Carlos Roqué Alsina (19 February 1941 – 5 August 2023) was a French composer and pianist of Argentinian origin.

== Biography ==
Alsina was born in Buenos Aires. His career as a pianist began at the age of six. He gave numerous concerts first in Latin America, then in North America and finally in Europe, some under the direction of prestigious conductors: Gilbert Amy, Ernest Bour, Semyon Bychkov, Jascha Horenstein, Otto Klemperer, Manuel Rosenthal, Michel Tabachnik, among others. At the same time, he studied musical composition on his own, writing his first piece at the age of fourteen.

In Argentina, he actively participated as a pianist and composer in artistic programs of various musical institutions (including "Nueva Musica" in Buenos Aires from 1959 to 1964).

In 1964, he was invited to Germany as part of the "Artists-in-Residence" program, which gave him the opportunity to meet Iannis Xenakis, Elliott Carter and Luciano Berio. In 1965, his composition Funktionen was premiered in Darmstadt under the direction of Bruno Maderna, of whom he became the assistant to the Deutsche Oper Berlin the following year.

In 1967, a New York period began, participating in the Center of Creative and Performing Arts in New York, leading numerous master classes on contemporary piano at the University at Buffalo. He also worked at the Juilliard School in 1969 as a visiting professor. During this period, he experimented with musical theatre (see the "Trio" of 1967 for cello, trombone and percussion).

In April 1969, with Jean-Pierre Drouet, Michel Portal, and Vinko Globokar, he founded the improvisation group "New Phonic Art", which led him to give numerous concerts and to make multiple international tours.

In 1972, he settled in France.

Since 1978, in parallel to his activities as pianist and composer he has devoted himself to teaching (he has taught piano at the Conservatoire national supérieur musique et danse de Lyon for nine years) and also teaches as a guest professor in several European institutions.

To honour his 60th birthday (2001) and his contribution to French musical life, he received a special commission from the Ministère de la Culture: Phares et Rayonnements.
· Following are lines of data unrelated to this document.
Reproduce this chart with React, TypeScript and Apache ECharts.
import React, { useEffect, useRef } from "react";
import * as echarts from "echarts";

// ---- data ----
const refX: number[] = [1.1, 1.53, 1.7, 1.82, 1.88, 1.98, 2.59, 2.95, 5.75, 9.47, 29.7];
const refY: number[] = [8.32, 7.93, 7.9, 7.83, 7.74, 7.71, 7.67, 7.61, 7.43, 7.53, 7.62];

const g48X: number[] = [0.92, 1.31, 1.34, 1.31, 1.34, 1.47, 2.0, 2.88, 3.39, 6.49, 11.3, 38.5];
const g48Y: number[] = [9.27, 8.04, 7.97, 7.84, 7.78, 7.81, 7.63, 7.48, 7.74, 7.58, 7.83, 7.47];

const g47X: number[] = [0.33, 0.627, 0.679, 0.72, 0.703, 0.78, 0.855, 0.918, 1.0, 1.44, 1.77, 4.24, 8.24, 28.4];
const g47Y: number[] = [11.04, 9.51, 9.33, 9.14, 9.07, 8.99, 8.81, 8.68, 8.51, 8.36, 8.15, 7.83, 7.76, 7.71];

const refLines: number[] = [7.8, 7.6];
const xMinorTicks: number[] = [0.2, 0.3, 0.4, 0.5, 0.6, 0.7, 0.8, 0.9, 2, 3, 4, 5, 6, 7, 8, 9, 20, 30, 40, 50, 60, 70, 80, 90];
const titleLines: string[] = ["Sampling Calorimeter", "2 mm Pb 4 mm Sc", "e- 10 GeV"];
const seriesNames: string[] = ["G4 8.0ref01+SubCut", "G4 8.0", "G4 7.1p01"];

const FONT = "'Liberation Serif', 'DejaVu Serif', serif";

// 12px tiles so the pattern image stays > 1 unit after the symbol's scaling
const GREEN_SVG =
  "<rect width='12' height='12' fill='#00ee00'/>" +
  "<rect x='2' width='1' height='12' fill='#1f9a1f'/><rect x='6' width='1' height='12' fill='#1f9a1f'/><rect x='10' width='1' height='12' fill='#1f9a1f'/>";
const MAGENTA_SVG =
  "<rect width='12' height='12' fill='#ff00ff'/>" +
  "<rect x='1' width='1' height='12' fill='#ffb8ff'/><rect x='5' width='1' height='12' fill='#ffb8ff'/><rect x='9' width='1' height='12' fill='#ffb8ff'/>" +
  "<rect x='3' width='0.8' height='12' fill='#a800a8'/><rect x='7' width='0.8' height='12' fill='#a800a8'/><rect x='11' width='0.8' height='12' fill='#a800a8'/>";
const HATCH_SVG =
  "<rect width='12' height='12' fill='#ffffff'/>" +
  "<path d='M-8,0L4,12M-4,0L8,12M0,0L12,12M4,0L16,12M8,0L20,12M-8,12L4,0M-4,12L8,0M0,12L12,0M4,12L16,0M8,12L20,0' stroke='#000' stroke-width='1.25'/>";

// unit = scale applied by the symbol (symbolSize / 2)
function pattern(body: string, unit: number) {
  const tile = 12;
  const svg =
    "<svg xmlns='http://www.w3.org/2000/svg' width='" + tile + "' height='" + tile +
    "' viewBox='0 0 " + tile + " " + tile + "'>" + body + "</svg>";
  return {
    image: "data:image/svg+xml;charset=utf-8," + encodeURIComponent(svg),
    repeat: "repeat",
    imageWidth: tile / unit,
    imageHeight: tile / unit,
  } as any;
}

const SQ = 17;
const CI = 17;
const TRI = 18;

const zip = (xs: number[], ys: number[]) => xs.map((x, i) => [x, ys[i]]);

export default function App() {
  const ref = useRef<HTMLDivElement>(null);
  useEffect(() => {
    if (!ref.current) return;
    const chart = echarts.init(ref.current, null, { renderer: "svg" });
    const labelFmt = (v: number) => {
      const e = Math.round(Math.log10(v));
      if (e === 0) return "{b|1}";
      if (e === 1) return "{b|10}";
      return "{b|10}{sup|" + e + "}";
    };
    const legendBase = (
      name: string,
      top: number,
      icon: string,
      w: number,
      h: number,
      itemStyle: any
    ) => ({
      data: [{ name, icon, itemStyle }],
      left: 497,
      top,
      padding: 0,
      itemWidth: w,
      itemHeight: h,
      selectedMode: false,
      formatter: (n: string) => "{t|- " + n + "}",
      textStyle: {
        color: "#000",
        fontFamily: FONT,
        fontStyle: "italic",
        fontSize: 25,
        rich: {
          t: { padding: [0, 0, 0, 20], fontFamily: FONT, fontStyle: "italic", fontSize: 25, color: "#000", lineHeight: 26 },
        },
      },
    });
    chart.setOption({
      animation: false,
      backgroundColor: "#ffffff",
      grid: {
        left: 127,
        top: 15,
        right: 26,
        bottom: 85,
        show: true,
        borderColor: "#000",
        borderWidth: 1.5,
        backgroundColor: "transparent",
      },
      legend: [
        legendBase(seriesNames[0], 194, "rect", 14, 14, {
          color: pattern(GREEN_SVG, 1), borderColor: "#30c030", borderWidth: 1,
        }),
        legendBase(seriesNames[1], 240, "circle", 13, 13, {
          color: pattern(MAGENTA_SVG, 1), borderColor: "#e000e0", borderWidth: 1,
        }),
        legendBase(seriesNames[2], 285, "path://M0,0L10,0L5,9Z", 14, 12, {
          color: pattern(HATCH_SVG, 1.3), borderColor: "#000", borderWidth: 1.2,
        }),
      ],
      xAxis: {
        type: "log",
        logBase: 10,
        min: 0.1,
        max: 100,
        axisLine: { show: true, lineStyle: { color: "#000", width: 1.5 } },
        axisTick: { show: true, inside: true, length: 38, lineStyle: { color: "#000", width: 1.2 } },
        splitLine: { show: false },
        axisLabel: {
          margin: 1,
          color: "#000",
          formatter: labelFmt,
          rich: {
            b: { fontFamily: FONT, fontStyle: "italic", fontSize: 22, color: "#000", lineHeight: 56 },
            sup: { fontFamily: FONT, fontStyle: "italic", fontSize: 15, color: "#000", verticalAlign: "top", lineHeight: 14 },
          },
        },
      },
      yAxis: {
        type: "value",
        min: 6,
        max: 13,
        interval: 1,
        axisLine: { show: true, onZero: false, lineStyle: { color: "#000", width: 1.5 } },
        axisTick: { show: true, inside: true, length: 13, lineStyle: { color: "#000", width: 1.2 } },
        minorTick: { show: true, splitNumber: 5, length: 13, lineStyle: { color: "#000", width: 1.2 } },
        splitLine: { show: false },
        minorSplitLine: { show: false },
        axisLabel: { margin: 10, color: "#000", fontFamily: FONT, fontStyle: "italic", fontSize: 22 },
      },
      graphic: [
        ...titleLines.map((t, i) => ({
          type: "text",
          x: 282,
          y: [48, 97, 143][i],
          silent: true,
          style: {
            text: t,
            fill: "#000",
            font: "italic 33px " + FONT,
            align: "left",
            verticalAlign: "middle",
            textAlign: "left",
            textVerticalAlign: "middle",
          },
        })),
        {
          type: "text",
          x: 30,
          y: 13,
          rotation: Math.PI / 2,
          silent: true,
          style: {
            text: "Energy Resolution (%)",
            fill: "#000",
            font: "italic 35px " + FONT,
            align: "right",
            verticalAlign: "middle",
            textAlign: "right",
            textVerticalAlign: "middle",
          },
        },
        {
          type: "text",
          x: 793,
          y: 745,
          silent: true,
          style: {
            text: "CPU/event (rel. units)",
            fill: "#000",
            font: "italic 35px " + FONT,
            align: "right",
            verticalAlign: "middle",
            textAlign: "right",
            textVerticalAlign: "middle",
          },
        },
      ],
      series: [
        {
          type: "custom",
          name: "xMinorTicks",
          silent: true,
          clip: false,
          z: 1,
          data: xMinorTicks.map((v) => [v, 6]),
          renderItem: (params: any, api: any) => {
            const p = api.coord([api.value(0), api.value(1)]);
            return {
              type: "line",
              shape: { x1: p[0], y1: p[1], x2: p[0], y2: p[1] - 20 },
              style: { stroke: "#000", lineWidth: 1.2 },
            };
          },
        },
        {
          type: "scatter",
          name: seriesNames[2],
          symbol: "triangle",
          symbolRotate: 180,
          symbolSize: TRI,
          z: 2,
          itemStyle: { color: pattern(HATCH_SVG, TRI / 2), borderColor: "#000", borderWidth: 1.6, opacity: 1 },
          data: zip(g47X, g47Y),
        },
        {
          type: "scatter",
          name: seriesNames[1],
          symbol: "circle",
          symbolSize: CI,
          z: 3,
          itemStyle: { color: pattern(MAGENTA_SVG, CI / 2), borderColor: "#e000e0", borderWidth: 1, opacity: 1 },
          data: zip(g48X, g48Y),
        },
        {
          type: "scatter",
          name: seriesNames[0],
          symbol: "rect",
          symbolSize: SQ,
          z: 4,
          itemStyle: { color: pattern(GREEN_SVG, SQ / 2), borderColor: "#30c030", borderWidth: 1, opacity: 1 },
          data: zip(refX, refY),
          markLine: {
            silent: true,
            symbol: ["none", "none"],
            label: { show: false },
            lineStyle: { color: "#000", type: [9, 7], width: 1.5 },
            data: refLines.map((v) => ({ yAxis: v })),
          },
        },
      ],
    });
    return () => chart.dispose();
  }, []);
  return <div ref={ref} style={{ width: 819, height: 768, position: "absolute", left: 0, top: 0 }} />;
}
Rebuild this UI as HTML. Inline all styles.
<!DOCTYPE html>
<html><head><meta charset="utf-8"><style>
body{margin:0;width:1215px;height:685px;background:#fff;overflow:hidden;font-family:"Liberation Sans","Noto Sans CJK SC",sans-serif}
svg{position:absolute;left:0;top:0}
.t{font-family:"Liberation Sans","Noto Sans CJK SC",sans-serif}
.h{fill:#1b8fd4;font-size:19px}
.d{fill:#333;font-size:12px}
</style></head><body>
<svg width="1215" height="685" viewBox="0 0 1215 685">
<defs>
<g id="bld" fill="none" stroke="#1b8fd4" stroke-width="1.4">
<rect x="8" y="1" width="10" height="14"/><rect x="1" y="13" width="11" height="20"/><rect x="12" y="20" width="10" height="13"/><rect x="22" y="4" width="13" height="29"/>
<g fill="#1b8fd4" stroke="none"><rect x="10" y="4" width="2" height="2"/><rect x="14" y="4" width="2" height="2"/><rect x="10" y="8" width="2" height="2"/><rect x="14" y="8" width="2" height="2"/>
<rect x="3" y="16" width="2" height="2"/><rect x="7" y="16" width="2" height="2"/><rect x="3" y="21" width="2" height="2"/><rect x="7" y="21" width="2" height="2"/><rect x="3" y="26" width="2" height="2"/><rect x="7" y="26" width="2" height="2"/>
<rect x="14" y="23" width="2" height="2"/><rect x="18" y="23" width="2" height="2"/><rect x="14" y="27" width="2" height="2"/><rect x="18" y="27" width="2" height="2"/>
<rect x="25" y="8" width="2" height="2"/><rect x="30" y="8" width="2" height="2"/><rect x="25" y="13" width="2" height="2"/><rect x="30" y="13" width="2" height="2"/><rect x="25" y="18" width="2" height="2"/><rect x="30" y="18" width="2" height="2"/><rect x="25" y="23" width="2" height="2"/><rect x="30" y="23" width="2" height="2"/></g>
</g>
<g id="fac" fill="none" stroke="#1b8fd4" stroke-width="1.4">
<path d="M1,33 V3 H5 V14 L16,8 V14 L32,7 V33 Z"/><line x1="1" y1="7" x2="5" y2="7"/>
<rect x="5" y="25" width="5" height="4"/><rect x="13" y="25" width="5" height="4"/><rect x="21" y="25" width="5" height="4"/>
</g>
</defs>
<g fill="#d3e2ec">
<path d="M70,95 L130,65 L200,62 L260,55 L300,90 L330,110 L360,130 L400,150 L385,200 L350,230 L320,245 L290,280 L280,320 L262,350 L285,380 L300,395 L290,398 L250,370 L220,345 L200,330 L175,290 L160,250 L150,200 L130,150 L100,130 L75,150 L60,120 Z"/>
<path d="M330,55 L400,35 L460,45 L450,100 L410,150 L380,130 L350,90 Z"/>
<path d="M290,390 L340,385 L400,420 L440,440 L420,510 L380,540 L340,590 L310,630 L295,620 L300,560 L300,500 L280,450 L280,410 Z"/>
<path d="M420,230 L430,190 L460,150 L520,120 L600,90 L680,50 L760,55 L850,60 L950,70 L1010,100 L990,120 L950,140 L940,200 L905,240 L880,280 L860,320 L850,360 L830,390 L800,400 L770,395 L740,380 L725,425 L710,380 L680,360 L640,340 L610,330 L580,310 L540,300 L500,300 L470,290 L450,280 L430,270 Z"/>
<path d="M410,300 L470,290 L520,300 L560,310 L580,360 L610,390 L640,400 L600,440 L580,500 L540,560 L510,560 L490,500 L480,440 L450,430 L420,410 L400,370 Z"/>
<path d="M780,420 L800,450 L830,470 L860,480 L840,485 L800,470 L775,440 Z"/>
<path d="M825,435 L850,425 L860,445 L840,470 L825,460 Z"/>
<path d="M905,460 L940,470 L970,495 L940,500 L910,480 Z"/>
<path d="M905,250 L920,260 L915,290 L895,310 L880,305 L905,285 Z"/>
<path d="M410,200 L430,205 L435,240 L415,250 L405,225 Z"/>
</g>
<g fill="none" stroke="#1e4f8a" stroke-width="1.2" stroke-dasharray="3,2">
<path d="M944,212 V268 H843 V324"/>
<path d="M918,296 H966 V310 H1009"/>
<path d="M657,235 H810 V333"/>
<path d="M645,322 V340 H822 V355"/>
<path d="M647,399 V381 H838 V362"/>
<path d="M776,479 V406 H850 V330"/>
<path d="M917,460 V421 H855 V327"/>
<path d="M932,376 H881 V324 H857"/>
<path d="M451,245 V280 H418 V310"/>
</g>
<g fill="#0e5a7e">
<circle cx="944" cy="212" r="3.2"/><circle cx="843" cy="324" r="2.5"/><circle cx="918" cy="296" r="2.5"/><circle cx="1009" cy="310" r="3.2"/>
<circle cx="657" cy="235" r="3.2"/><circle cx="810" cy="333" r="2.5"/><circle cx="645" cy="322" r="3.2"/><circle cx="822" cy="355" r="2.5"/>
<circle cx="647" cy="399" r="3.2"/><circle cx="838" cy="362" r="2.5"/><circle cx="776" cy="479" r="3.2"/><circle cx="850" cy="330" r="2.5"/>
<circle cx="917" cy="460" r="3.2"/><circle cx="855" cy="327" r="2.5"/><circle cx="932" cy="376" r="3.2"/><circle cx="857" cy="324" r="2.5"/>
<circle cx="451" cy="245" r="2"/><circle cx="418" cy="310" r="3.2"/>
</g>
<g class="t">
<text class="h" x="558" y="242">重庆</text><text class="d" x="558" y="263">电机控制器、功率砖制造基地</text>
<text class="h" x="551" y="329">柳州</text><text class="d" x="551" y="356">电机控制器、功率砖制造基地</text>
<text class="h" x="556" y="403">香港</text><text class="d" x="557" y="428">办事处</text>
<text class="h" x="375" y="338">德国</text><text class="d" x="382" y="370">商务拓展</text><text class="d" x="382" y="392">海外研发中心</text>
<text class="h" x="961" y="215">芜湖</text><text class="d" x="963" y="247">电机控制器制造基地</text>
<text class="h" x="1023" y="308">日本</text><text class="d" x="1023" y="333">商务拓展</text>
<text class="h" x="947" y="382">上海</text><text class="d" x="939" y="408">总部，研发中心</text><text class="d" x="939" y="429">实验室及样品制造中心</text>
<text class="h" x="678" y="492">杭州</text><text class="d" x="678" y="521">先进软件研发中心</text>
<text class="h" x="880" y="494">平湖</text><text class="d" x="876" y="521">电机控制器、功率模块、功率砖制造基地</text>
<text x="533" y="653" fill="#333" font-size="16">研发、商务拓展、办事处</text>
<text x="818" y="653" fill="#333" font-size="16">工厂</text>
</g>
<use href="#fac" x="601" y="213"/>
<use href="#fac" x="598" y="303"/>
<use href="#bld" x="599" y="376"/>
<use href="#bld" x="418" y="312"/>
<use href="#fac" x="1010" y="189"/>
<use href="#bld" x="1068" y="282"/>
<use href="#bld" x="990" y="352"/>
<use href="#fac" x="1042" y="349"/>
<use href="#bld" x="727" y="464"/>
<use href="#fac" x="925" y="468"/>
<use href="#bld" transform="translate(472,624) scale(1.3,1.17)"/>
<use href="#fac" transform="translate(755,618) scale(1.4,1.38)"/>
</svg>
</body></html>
This anniversary was also the occasion for numerous portrait concerts celebrating his multiple career.

Alsina continued to exercise his activities as a pianist, teacher and composer: recitals, master classes and productions of his works punctuate his last years and led him to many trips in Europe, North America but also in China, Argentina etc.

== Works ==
To date, he has written more than 110 works (the majority of which have been commissioned by musical institutions) - including several for large orchestra, performed at most international contemporary music festivals (Berlin, Hamburg, Donaueschingen, Darmstadt, Vienna, Tanglewood, Amsterdam, Paris, Royan, Metz, Lille, Venice, etc.)..

- First Piano Study (Op.3)
- Second Piano Study (Op.6)
- Third Klavierstück for piano (Op.8) (1963–65)
- Funktionen (1965)
- Concerto for piano and orchestra (1965)
- Auftrag (1967)
- Überwindung (1967), commission of the Südwestfunk radio premiered in Donaueschingen conducted by Ernest Bour.
- Schichten for instrumental ensemble (1971)
- Study for tonbak (1973)
- A Letter (1976)
- Cantate (1977)
- La Muraille (1981)
- Prima Sinfonia (1983)
- Undici (1987)
- Suite indirecte for chamber orchestra (1989)
- Fantaisie for clarinet and orchestra (1991)
- Symphonie n° 2 (1992) for large orchestra, commissioned by the Orchestre de Paris on the occasion of his 50th anniversary, premiered under the direction of Semyon Bychkov.
- Pénombres (1993) for choir, children's choir and orchestra to a text by Claire Billot
- Concerto en deux mouvements (1999) for wind quintet and orchestra
- Phares et Rayonnements (2001), for tape and three instrumentists
- Concertino (2002) for piano and 12 instruments
- Reflet (2002) for solo vibraphone
- Reflets en trio (2002) for vibraphone, djembé and marimba
- Bel Canto (2009)

== Distinctions ==
- 1971: Guggenheim Prize for his works Überwindung and Schichten ("Official website").
- 1986: Officer of the Ordre des Arts et des Lettres
- 2004: the Académie des beaux-arts awards him the Paul-Louis Weiller Composition Prize for his work as a whole.